Of its customers, an average order from pedigree beef breeders is 12 straws, from commercial breeders 50 straws and from milk producers, 300 straws. The common factor is that all sectors require genetics which will result in an easily born calf which will develop into a productive dairy heifer or a high value beef bull or steer.

The easily born part is proving to be a significant challenge. Despite every bull Cogent buys having excellent EBVs for calving ease, when information is returned about their actual experience on farm – involving thousands of births – customers report that many of the bulls they have used are anything but easy calving. This reflects badly on the data supplied to their breed societies by the breeders of these bulls.

As an aside, I remember a comment made by the owner of a very large Aberdeen-Angus herd in USA, that he could sell five easy calving bulls for every high growth bull and another by the owner of an AI stud in Australia, that he imported significant amounts of semen from America and none from Britain because of unreliable data on calving ease.

The world has changed. No longer is it sufficient merely to breed a big bull with a good back end, even if judges reward that in the show ring.

Pedigree animals must have accurate EBVs. It is encouraging that breed societies – or some of them anyway – are grasping the nettle of false birth dates.

It is now time that breeders themselves recognise that glossing over difficult calvings when they provide calving data to their breed society, might help sell a bull but at the same time it affects every aspect of the beef and dairy industry adversely and damages our reputation abroad.

Boomer told us of a calculation made by Cogent, which compared the economic outcome between using the easiest calving Angus sire in the stud with their most difficult calving British Blue.

Despite the fact that the Angus calf, which slipped out unassisted, had a low value subsequently and the BB calf was worth much more, the extra cost of a tough calving, sometimes a Caesarean, the long gestation and delay in getting the cow into milk, heavy wear and tear on the cow and difficulty getting her back in calf came to more than £400.

In the real world, using something in between the two bulls would be more likely, depending on whether a cow or a heifer was being inseminated, nevertheless it puts a financial value, which has hitherto been masked, on calving ease.

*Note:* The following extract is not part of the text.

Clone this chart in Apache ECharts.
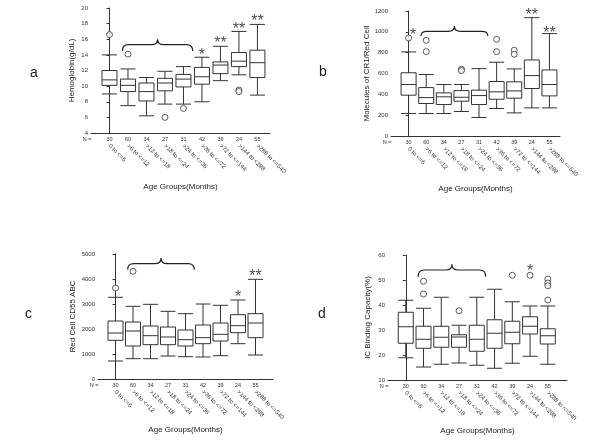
<!DOCTYPE html>
<html>
<head>
<meta charset="utf-8">
<script src="https://cdn.jsdelivr.net/npm/echarts@6/dist/echarts.min.js"></script>
<style>html,body{margin:0;padding:0;background:#fff;}#chart{width:600px;height:443px;}</style>
</head>
<body>
<div id="chart"></div>
<script>
// ---- data ----
const categories = ['0 to <=6', '>6 to <=12', '>12 to <=18', '>18 to <=24', '>24 to <=36', '>36 to <=72', '>72 to <=144', '>144 to <288', '>288 to <=540'];
const nCounts = [30, 60, 34, 27, 31, 42, 39, 24, 55];

// [min, Q1, median, Q3, max]
const hemoglobinBoxes = [[9.0,10.1,10.8,12.0,14.0],[7.5,9.3,10.1,10.9,12.2],[6.2,8.1,9.3,10.4,11.1],[7.7,9.4,10.4,11.0,11.9],[7.7,9.9,10.9,11.5,12.5],[8.0,10.25,11.2,12.4,13.7],[10.7,11.6,12.7,13.1,15.1],[11.45,12.5,13.2,14.3,17.0],[8.85,11.1,13.0,14.6,17.9]];
const hemoglobinOutliers = [[0,16.6],[1,14.1],[3,6.0],[4,7.15],[7,9.5],[7,9.3]];
const hemoglobinStars = [[5,14.4,'*'],[6,15.9,'**'],[7,17.8,'**'],[8,18.8,'**']];
const hemoglobinBrace = [0.7, 4.5, 14.5, 15.3, 16.0];

const cr1Boxes = [[216,392,494,607,807],[216,312,369,465,590],[216,302,376,414,494],[235,334,372,436,494],[178,302,388,440,647],[264,353,424,523,708],[222,363,433,520,644],[270,456,580,730,1136],[270,385,494,634,983]];
const cr1Outliers = [[0,941],[1,919],[1,810],[3,641],[3,628],[5,928],[5,810],[6,823],[6,785]];
const cr1Stars = [[0.25,1000,'*'],[7,1190,'**'],[8,1024,'**']];
const cr1Brace = [0.7, 4.5, 960, 1005, 1056];

const cd55Boxes = [[720,1547,1840,2320,3267],[813,1320,1920,2280,2907],[813,1373,1733,2120,2987],[920,1373,1680,2080,2707],[893,1320,1573,1960,2613],[880,1413,1653,2160,3000],[933,1520,1787,2240,2947],[1413,1853,2133,2573,3160],[960,1653,2240,2613,3987]];
const cd55Outliers = [[0,3640],[1,4307]];
const cd55Stars = [[7,3413,'*'],[8,4240,'**']];
const cd55Brace = [0.7, 4.5, 4373, 4613, 4840];

const icBoxes = [[18.9,24.7,31.3,37.1,41.9],[15.2,22.7,26.3,31.5,38.7],[16.3,23.1,27.1,31.5,43.1],[16.8,23.1,27.2,28.1,31.9],[15.9,21.5,26.3,31.9,43.1],[14.7,22.7,28.7,34.1,46.3],[16.7,24.5,29.1,33.5,41.3],[19.5,28.4,31.5,35.3,39.6],[16.3,24.4,27.7,30.5,39.6]];
const icOutliers = [[1,49.5],[1,44.4],[3,37.7],[6,51.9],[7,51.9],[8,50.4],[8,48.8],[8,47.7],[8,42.0]];
const icStars = [[7,55,'*']];
const icBrace = [0.7, 4.5, 51.3, 54.0, 56.3];

const xTitle = 'Age Groups(Months)';

// ---- layout ----
const panels = [
  {letter:'a', boxes:hemoglobinBoxes, outliers:hemoglobinOutliers, stars:hemoglobinStars, brace:hemoglobinBrace,
   yName:'Hemoglobin(g/dL)', yMin:4, yMax:20, yInt:2, grid:{left:91, top:8, width:179, height:125}, xMax:8.68, yGap:15, xGap:50, lpos:[30,66]},
  {letter:'b', boxes:cr1Boxes, outliers:cr1Outliers, stars:cr1Stars, brace:cr1Brace,
   yName:'Molecules of CR1/Red Cell', yMin:0, yMax:1200, yInt:200, grid:{left:391, top:11, width:169, height:125}, xMax:8.6, yGap:20, xGap:49, lpos:[319,65]},
  {letter:'c', boxes:cd55Boxes, outliers:cd55Outliers, stars:cd55Stars, brace:cd55Brace,
   yName:'Red Cell CD55 ABC', yMin:0, yMax:5000, yInt:1000, grid:{left:98, top:254, width:175, height:125}, xMax:9.0, yGap:21, xGap:47, lpos:[25,307]},
  {letter:'d', boxes:icBoxes, outliers:icOutliers, stars:icStars, brace:icBrace,
   yName:'IC Binding Capacity(%)', yMin:10, yMax:60, yInt:10, grid:{left:388, top:255, width:179, height:125}, xMax:9.08, yGap:16, xGap:47, lpos:[318,307]}
];

const ink = '#333';
const grids = [], xAxes = [], yAxes = [], series = [], titles = [];

function isInt(v){ return Math.abs(v - Math.round(v)) < 1e-6; }

panels.forEach((p, k) => {
  grids.push(Object.assign({containLabel:false}, p.grid));
  titles.push({text:p.letter, left:p.lpos[0], top:p.lpos[1], padding:0,
    textStyle:{fontSize:14, fontWeight:'normal', color:'#222', fontFamily:'Liberation Sans, Arial, sans-serif'}});
  // main x axis with N counts
  xAxes.push({type:'value', gridIndex:k, min:-1, max:p.xMax, interval:1, position:'bottom',
    axisLine:{show:true, onZero:false, lineStyle:{color:ink, width:1}}, axisTick:{show:false}, splitLine:{show:false},
    axisLabel:{fontSize:5.5, margin:3, color:ink,
      formatter:v => { if(!isInt(v)) return ''; const i=Math.round(v); if(i===-1) return '{n|N =}'; return nCounts[i]!==undefined ? String(nCounts[i]) : ''; },
      rich:{n:{fontSize:5.5, color:ink, padding:[0,8,0,0]}}},
    name:xTitle, nameLocation:'middle', nameGap:p.xGap, nameTextStyle:{fontSize:8, color:'#222'}});
  // category names (rotated)
  xAxes.push({type:'value', gridIndex:k, min:-1, max:p.xMax, interval:1, position:'bottom', offset:0,
    axisLine:{show:false}, axisTick:{show:false}, splitLine:{show:false},
    axisLabel:{fontSize:6, margin:12, rotate:-45, color:ink,
      formatter:v => { if(!isInt(v)) return ''; const i=Math.round(v); return categories[i] || ''; }}});
  yAxes.push({type:'value', gridIndex:k, min:p.yMin, max:p.yMax, interval:p.yInt,
    axisLine:{show:true, lineStyle:{color:ink, width:1}}, axisTick:{show:true, length:3, lineStyle:{color:ink}},
    splitLine:{show:false}, axisLabel:{fontSize:6, margin:3, color:ink, formatter:v => String(v)},
    name:p.yName, nameLocation:'middle', nameGap:p.yGap, nameTextStyle:{fontSize:8, color:'#222'}});

  const xi = 2*k, yi = k;
  series.push({type:'boxplot', xAxisIndex:xi, yAxisIndex:yi, silent:true, boxWidth:[15,15],
    itemStyle:{color:'#fff', borderColor:ink, borderWidth:1},
    data:p.boxes.map((b,i) => [i].concat(b))});
  series.push({type:'scatter', xAxisIndex:xi, yAxisIndex:yi, silent:true, symbol:'circle', symbolSize:6,
    itemStyle:{color:'#fff', borderColor:ink, borderWidth:1}, data:p.outliers});
  series.push({type:'scatter', xAxisIndex:xi, yAxisIndex:yi, silent:true, symbolSize:0,
    label:{show:true, position:'inside', formatter:'{b}', fontSize:16, color:'#222', offset:[0,4]},
    data:p.stars.map(s => ({name:s[2], value:[s[0], s[1]]}))});
  series.push({type:'custom', xAxisIndex:xi, yAxisIndex:yi, silent:true, clip:false,
    data:[p.brace],
    renderItem:(params, api) => {
      const x0 = api.value(0), x1 = api.value(1), yt = api.value(2), yb = api.value(3), yp = api.value(4);
      const xm = (x0 + x1) / 2;
      const L = api.coord([x0, yt]), Lb = api.coord([x0, yb]);
      const R = api.coord([x1, yt]);
      const M = api.coord([xm, yp]), Mb = api.coord([xm, yb]);
      const r = 6;
      const d = 'M' + L[0] + ',' + L[1] +
        ' Q' + L[0] + ',' + Lb[1] + ' ' + (L[0]+r) + ',' + Lb[1] +
        ' L' + (Mb[0]-r) + ',' + Mb[1] +
        ' Q' + Mb[0] + ',' + Mb[1] + ' ' + M[0] + ',' + M[1] +
        ' Q' + Mb[0] + ',' + Mb[1] + ' ' + (Mb[0]+r) + ',' + Mb[1] +
        ' L' + (R[0]-r) + ',' + Mb[1] +
        ' Q' + R[0] + ',' + Mb[1] + ' ' + R[0] + ',' + R[1];
      return {type:'path', shape:{pathData:d}, style:{fill:'none', stroke:'#222', lineWidth:1.2}};
    }});
});

const chart = echarts.init(document.getElementById('chart'), null, {renderer:'canvas'});
chart.setOption({
  backgroundColor:'#fff',
  animation:false,
  textStyle:{fontFamily:'Liberation Sans, Arial, sans-serif'},
  title:titles, grid:grids, xAxis:xAxes, yAxis:yAxes, series:series
});
</script>
</body>
</html>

Later, we showed our guests three heifers which had calved around the same time last spring. Their weights at weaning were 720kg, 690kg and 566kg.

The birth weights of their calves, weighed on a scale, in the same order as their dams, were 40kg, 34kg and 36kg. The weights of the calves on November 1, 2022, were 387kg (53% dam’s weight), 338kg (49% dam’s weight) and 342kg (60% dam’s weight).

If, as some suggest, the efficiency of a cow is the relationship between her own weight and that of her calf at weaning, the last heifer did best. The weights of the respective calves (all female) on January 6, 2023 was 435kg, 396kg and 378kg, with post weaning gains of 48kg, 58kg and 36kg.

The smallest heifer, which is actually about 100kg heavier than our own mature Angus and Angus cross Shorthorn cows were in the 1970s, did fine, but her calf will never grow like the other two.

No-one wants the tonne-plus cows, but the 650kg cow, which some regard as ideal and which the small heifer of the three will be when she matures, is also a false god. I think of HL Mencken: “For every complex problem, there is a simple solution ... and it is wrong."

As a generalisation, a small cow eats less than a large cow. Another generalisation is that a large cow’s calf grows faster. The weaning weight is not the end point.

Post-weaning gain is just as important and one of the objectives of our feed efficiency trial is to breed a cow which eats the same as a small cow and whose calf grows as fast to the market weight as the calf from a big cow.

Who knows what size she herself will end up. Does it really matter?